Previous research has shown when estrogen levels are high, women are more susceptible to cocaine addiction. It is already known that women are more sensitive to the effects of the drug in general, and show a response to the drug at a much lower dose than men. Because of this, women are much more susceptible to cocaine abuse and addiction than men.
However, the researchers discovered caffeine blocks the changes in a woman’s body, restoring the female cycle, and easing the symptoms of addiction.
As part of the study, researchers examined samples from rats to determine which stage of their estrus cycle they were at. The estrus cycle is the name given to animals' menstrual cycle. These samples were taken immediately before and after the rats had taken cocaine, caffeine, or both at the same time.
Cocaine induced what seemed to be random changes in the estrus cycle, the researchers found. The random changes were not seen if the rats were given caffeine 30 minutes after cocaine. Furthermore, a combination of cocaine and caffeine did not alter the rats' estrus cycle. Researchers concluded that caffeine blocks the changes to the brain induced by cocaine, adding to earlier research findings that caffeine can help with cocaine addiction.
Professor Patricia Broderick, editor-in-chief of the Journal of Caffeine Research and lead author of the study, said, “This is cutting-edge work that has never been shown before.”

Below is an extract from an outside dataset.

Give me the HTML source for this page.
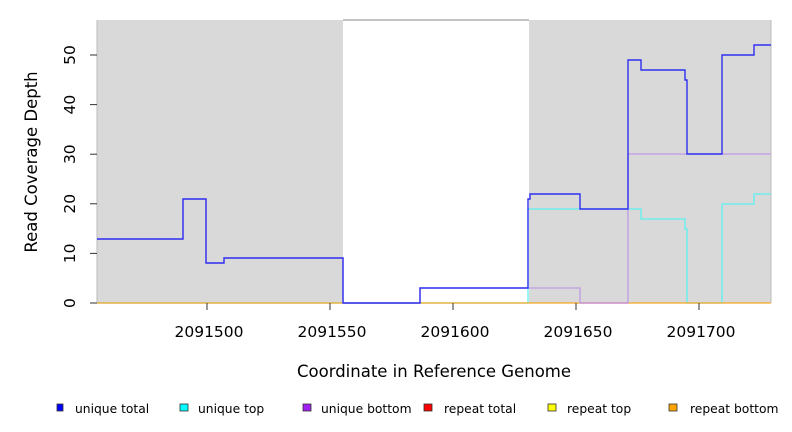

Users experience a high after using cocaine because it stimulates the release of the happy hormone dopamine in the brain. Dopamine creates a euphoric feeling of reward, and can lead to addiction. Caffeine has counteractive properties to the dopamine high because it affects the adenosine system. Adenosine receptors, when stimulated, promote sleep and waking cycles. Adenosine regulates dopamine levels in the brain, decreasing the symptoms of addiction.